⟨
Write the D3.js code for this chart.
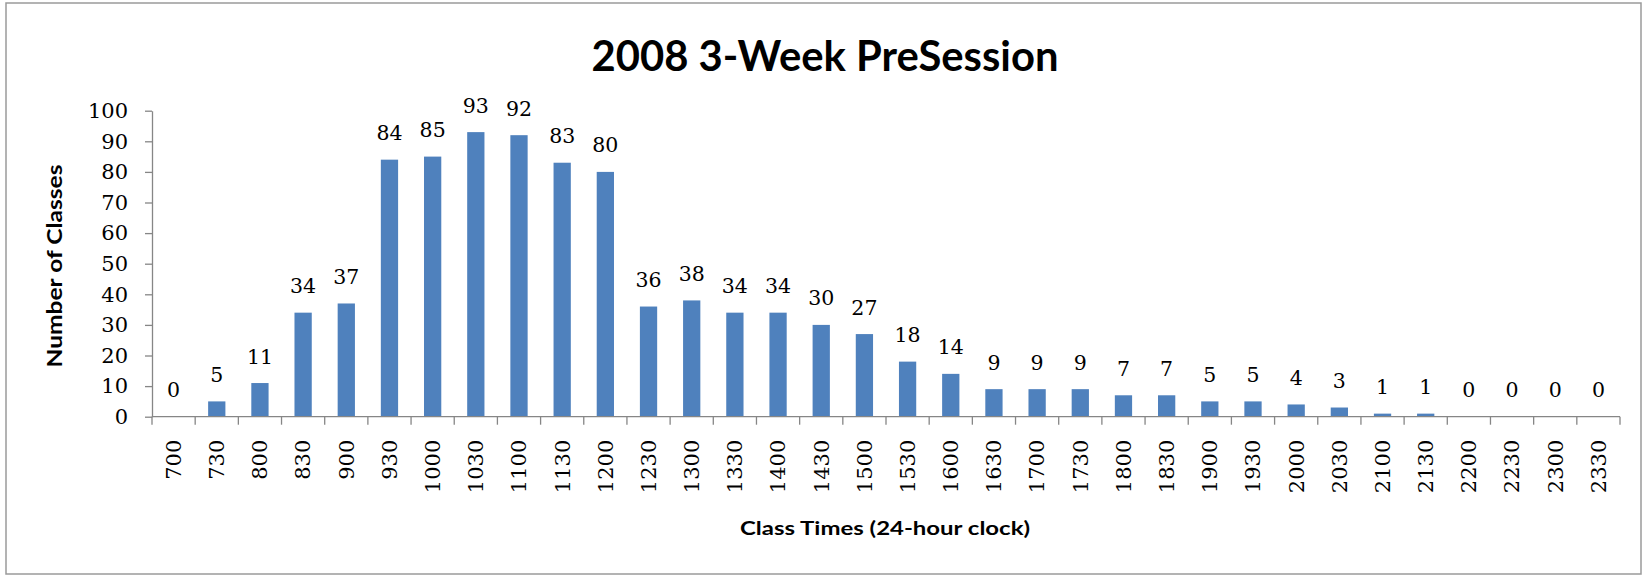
<!DOCTYPE html>
<html>
<head>
<meta charset="utf-8">
<script src="https://cdn.jsdelivr.net/npm/d3@7"></script>
<style>
  html, body { margin: 0; padding: 0; background: #fff; }
  svg { display: block; }
</style>
</head>
<body>
<svg id="chart" width="1644" height="576"></svg>
<script>
// ---- data ----
const categories = ["700","730","800","830","900","930","1000","1030","1100","1130","1200","1230","1300","1330","1400","1430","1500","1530","1600","1630","1700","1730","1800","1830","1900","1930","2000","2030","2100","2130","2200","2230","2300","2330"];
const values = [0,5,11,34,37,84,85,93,92,83,80,36,38,34,34,30,27,18,14,9,9,9,7,7,5,5,4,3,1,1,0,0,0,0];
const yTicks = [0,10,20,30,40,50,60,70,80,90,100];
const titleText = "2008 3-Week PreSession";
const xTitleText = "Class Times (24-hour clock)";
const yTitleText = "Number of Classes";

// ---- layout ----
const svg = d3.select("#chart");
const plotLeft = 152, plotRight = 1620, plotTop = 110.7, plotBottom = 416.7;
const axisColor = "#868686";
const barColor = "#4F81BD";
const numFont = "'DejaVu Serif', serif";
const sansFont = "Lato, 'Open Sans', sans-serif";

// chart border
svg.append("rect")
  .attr("x", 6).attr("y", 3)
  .attr("width", 1635).attr("height", 571)
  .attr("fill", "#fff")
  .attr("stroke", "#9a9a9a").attr("stroke-width", 1.5);

const x = d3.scaleBand().domain(categories).range([plotLeft, plotRight]).paddingInner(0.6).paddingOuter(0.3);
const y = d3.scaleLinear().domain([0, 100]).range([plotBottom, plotTop]);

// bars
svg.append("g").selectAll("rect").data(values).join("rect")
  .attr("x", (d, i) => x(categories[i]))
  .attr("y", d => y(d))
  .attr("width", x.bandwidth())
  .attr("height", d => y(0) - y(d))
  .attr("fill", barColor);

// data labels
svg.append("g").selectAll("text").data(values).join("text")
  .attr("x", (d, i) => x(categories[i]) + x.bandwidth() / 2)
  .attr("y", d => y(d) - 19.5)
  .attr("text-anchor", "middle")
  .attr("font-family", numFont)
  .attr("font-size", 20.5)
  .attr("fill", "#000")
  .text(d => d);

// y axis
const yAxis = svg.append("g")
  .attr("transform", `translate(${plotLeft},0)`)
  .call(d3.axisLeft(y).tickValues(yTicks).tickSize(7).tickPadding(17).tickSizeOuter(0));
yAxis.select(".domain").attr("stroke", axisColor).attr("stroke-width", 1.3);
yAxis.selectAll(".tick line").attr("stroke", axisColor).attr("stroke-width", 1.3);
yAxis.selectAll(".tick text")
  .attr("font-family", numFont).attr("font-size", 21).attr("fill", "#000");

// x axis: labels at band centres, ticks between categories
const xAxis = svg.append("g")
  .attr("transform", `translate(0,${plotBottom})`)
  .call(d3.axisBottom(x).tickSize(0).tickSizeOuter(0));
xAxis.select(".domain").remove();
xAxis.selectAll(".tick text")
  .attr("font-family", numFont).attr("font-size", 21).attr("fill", "#000")
  .attr("text-anchor", "end")
  .attr("transform", "translate(0,23) rotate(-90)")
  .attr("x", 0).attr("y", 0).attr("dy", "0.35em");

svg.append("line")
  .attr("x1", plotLeft).attr("x2", plotRight)
  .attr("y1", plotBottom).attr("y2", plotBottom)
  .attr("stroke", axisColor).attr("stroke-width", 1.3);
const tickPos = d3.range(categories.length + 1).map(i => x.range()[0] + i * x.step());
svg.append("g").selectAll("line").data(tickPos).join("line")
  .attr("x1", d => d).attr("x2", d => d)
  .attr("y1", plotBottom).attr("y2", plotBottom + 8)
  .attr("stroke", axisColor).attr("stroke-width", 1.3);

// titles
svg.append("text")
  .attr("x", 825).attr("y", 71)
  .attr("text-anchor", "middle")
  .attr("font-family", sansFont).attr("font-weight", "bold").attr("font-size", 42)
  .attr("textLength", 467).attr("lengthAdjust", "spacingAndGlyphs")
  .attr("fill", "#000")
  .text(titleText);

svg.append("text")
  .attr("x", 885).attr("y", 535)
  .attr("text-anchor", "middle")
  .attr("font-family", sansFont).attr("font-weight", "bold").attr("font-size", 18)
  .attr("textLength", 290).attr("lengthAdjust", "spacingAndGlyphs")
  .attr("fill", "#000")
  .text(xTitleText);

svg.append("text")
  .attr("transform", "translate(62,266) rotate(-90)")
  .attr("text-anchor", "middle")
  .attr("font-family", sansFont).attr("font-weight", "bold").attr("font-size", 21)
  .attr("textLength", 203).attr("lengthAdjust", "spacingAndGlyphs")
  .attr("fill", "#000")
  .text(yTitleText);
</script>
</body>
</html>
⟩
**PROBLEM:** Copy out all the data without changing anything, and drop the pictures.

**THE ANSWER:**
Write the D3.js code for this chart.
<!DOCTYPE html>
<html>
<head>
<meta charset="utf-8">
<script src="https://cdn.jsdelivr.net/npm/d3@7"></script>
<style>
  html, body { margin: 0; padding: 0; background: #fff; }
  svg { display: block; }
</style>
</head>
<body>
<svg id="chart" width="1644" height="576"></svg>
<script>
// ---- data ----
const categories = ["700","730","800","830","900","930","1000","1030","1100","1130","1200","1230","1300","1330","1400","1430","1500","1530","1600","1630","1700","1730","1800","1830","1900","1930","2000","2030","2100","2130","2200","2230","2300","2330"];
const values = [0,5,11,34,37,84,85,93,92,83,80,36,38,34,34,30,27,18,14,9,9,9,7,7,5,5,4,3,1,1,0,0,0,0];
const yTicks = [0,10,20,30,40,50,60,70,80,90,100];
const titleText = "2008 3-Week PreSession";
const xTitleText = "Class Times (24-hour clock)";
const yTitleText = "Number of Classes";

// ---- layout ----
const svg = d3.select("#chart");
const plotLeft = 152, plotRight = 1620, plotTop = 110.7, plotBottom = 416.7;
const axisColor = "#868686";
const barColor = "#4F81BD";
const numFont = "'DejaVu Serif', serif";
const sansFont = "Lato, 'Open Sans', sans-serif";

// chart border
svg.append("rect")
  .attr("x", 6).attr("y", 3)
  .attr("width", 1635).attr("height", 571)
  .attr("fill", "#fff")
  .attr("stroke", "#9a9a9a").attr("stroke-width", 1.5);

const x = d3.scaleBand().domain(categories).range([plotLeft, plotRight]).paddingInner(0.6).paddingOuter(0.3);
const y = d3.scaleLinear().domain([0, 100]).range([plotBottom, plotTop]);

// bars
svg.append("g").selectAll("rect").data(values).join("rect")
  .attr("x", (d, i) => x(categories[i]))
  .attr("y", d => y(d))
  .attr("width", x.bandwidth())
  .attr("height", d => y(0) - y(d))
  .attr("fill", barColor);

// data labels
svg.append("g").selectAll("text").data(values).join("text")
  .attr("x", (d, i) => x(categories[i]) + x.bandwidth() / 2)
  .attr("y", d => y(d) - 19.5)
  .attr("text-anchor", "middle")
  .attr("font-family", numFont)
  .attr("font-size", 20.5)
  .attr("fill", "#000")
  .text(d => d);

// y axis
const yAxis = svg.append("g")
  .attr("transform", `translate(${plotLeft},0)`)
  .call(d3.axisLeft(y).tickValues(yTicks).tickSize(7).tickPadding(17).tickSizeOuter(0));
yAxis.select(".domain").attr("stroke", axisColor).attr("stroke-width", 1.3);
yAxis.selectAll(".tick line").attr("stroke", axisColor).attr("stroke-width", 1.3);
yAxis.selectAll(".tick text")
  .attr("font-family", numFont).attr("font-size", 21).attr("fill", "#000");

// x axis: labels at band centres, ticks between categories
const xAxis = svg.append("g")
  .attr("transform", `translate(0,${plotBottom})`)
  .call(d3.axisBottom(x).tickSize(0).tickSizeOuter(0));
xAxis.select(".domain").remove();
xAxis.selectAll(".tick text")
  .attr("font-family", numFont).attr("font-size", 21).attr("fill", "#000")
  .attr("text-anchor", "end")
  .attr("transform", "translate(0,23) rotate(-90)")
  .attr("x", 0).attr("y", 0).attr("dy", "0.35em");

svg.append("line")
  .attr("x1", plotLeft).attr("x2", plotRight)
  .attr("y1", plotBottom).attr("y2", plotBottom)
  .attr("stroke", axisColor).attr("stroke-width", 1.3);
const tickPos = d3.range(categories.length + 1).map(i => x.range()[0] + i * x.step());
svg.append("g").selectAll("line").data(tickPos).join("line")
  .attr("x1", d => d).attr("x2", d => d)
  .attr("y1", plotBottom).attr("y2", plotBottom + 8)
  .attr("stroke", axisColor).attr("stroke-width", 1.3);

// titles
svg.append("text")
  .attr("x", 825).attr("y", 71)
  .attr("text-anchor", "middle")
  .attr("font-family", sansFont).attr("font-weight", "bold").attr("font-size", 42)
  .attr("textLength", 467).attr("lengthAdjust", "spacingAndGlyphs")
  .attr("fill", "#000")
  .text(titleText);

svg.append("text")
  .attr("x", 885).attr("y", 535)
  .attr("text-anchor", "middle")
  .attr("font-family", sansFont).attr("font-weight", "bold").attr("font-size", 18)
  .attr("textLength", 290).attr("lengthAdjust", "spacingAndGlyphs")
  .attr("fill", "#000")
  .text(xTitleText);

svg.append("text")
  .attr("transform", "translate(62,266) rotate(-90)")
  .attr("text-anchor", "middle")
  .attr("font-family", sansFont).attr("font-weight", "bold").attr("font-size", 21)
  .attr("textLength", 203).attr("lengthAdjust", "spacingAndGlyphs")
  .attr("fill", "#000")
  .text(yTitleText);
</script>
</body>
</html>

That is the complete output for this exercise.